Naby Frye Assyrian Fund for Culture

15 Tower Hill Road

Brimfield, MA 01010


501(c)(3) organization


The logo adopted for NFAFC consists of three elements:

Lamassu complex with the sun/star
Syriac-based letters
Color border

Lamassu, “protective spirit,” is the Akkadian name for the human-headed winged bull. These figures range from monumental eighteen foot, three dimensional, sculpted stones, made famous through Assyrian palace entries at Kalhu and other sites, to etchings on clay tablets buried under house entrances.  At palaces, a single lamassu was fixed on either side of the gate, a practice copied by the Achaemenids at Persepolis. Among the largest museum lamassus from Assyrian sites in Mesopotamia are ones at the Louvre and at the Oriental Institute in Chicago.

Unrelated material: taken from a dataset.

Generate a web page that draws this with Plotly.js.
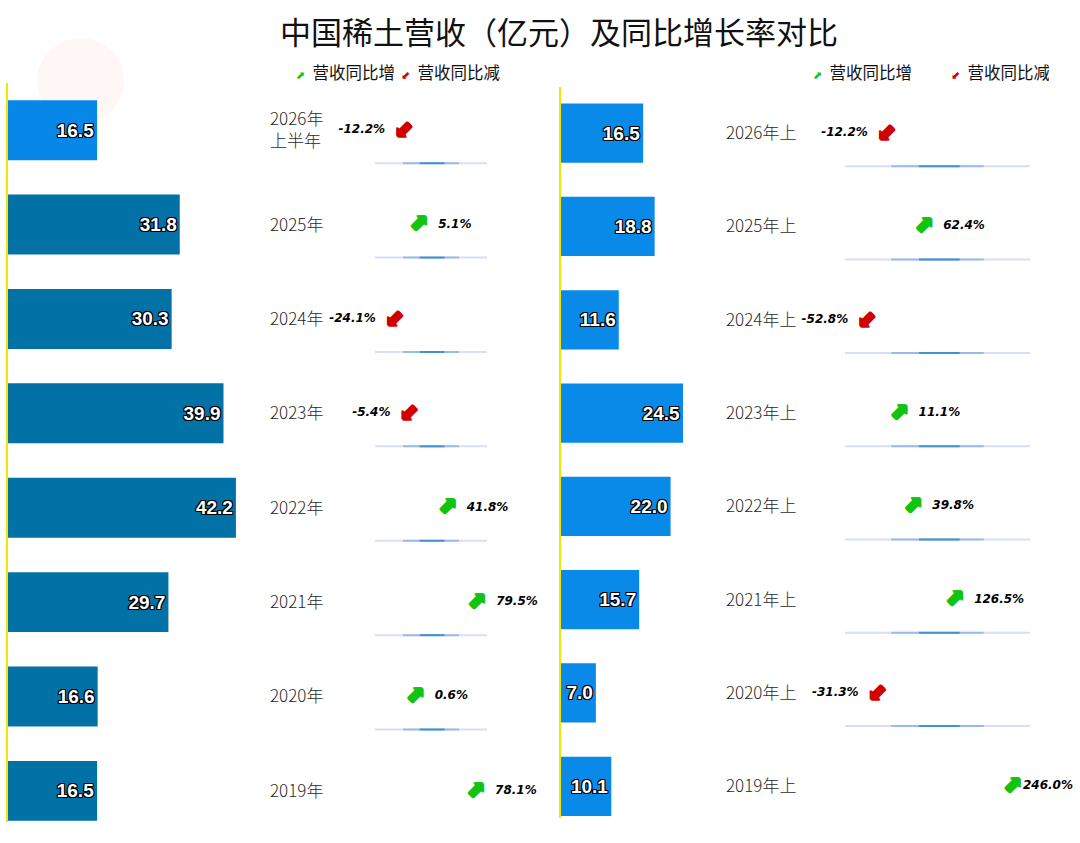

The logo lamassus on this site face each other with a stylized Assyrian star in the center. This symbol comes from the cover of the presentation documents prepared for the League of Nations beginning in 1924 by the Malik Kambar of Jilu (1888-1969) delegation. Alexander Gabriel (1900-1974) of Urmia, Malik Kambar’s adjutant , probably made the composition.

The Syriac-based letters above the Lamassu are the Aramaic letters “yud” and “heh” representing Yahweh, God, whose name was sacred. The four dots are cruciform in their arrangement and represent the three natures of the Holy Trinity as forming the one almighty Godhead (i.e. three in one, and one in three). This symbol has been used in Syriac manuscripts for centuries.

The border colors reflect an early 20th century Assyrian flag whose colors were purple, white and red. When the international Assyrian flag was adopted in 1974, the color blue was substituted for the purple in a new flag designed by George Bit Atanous.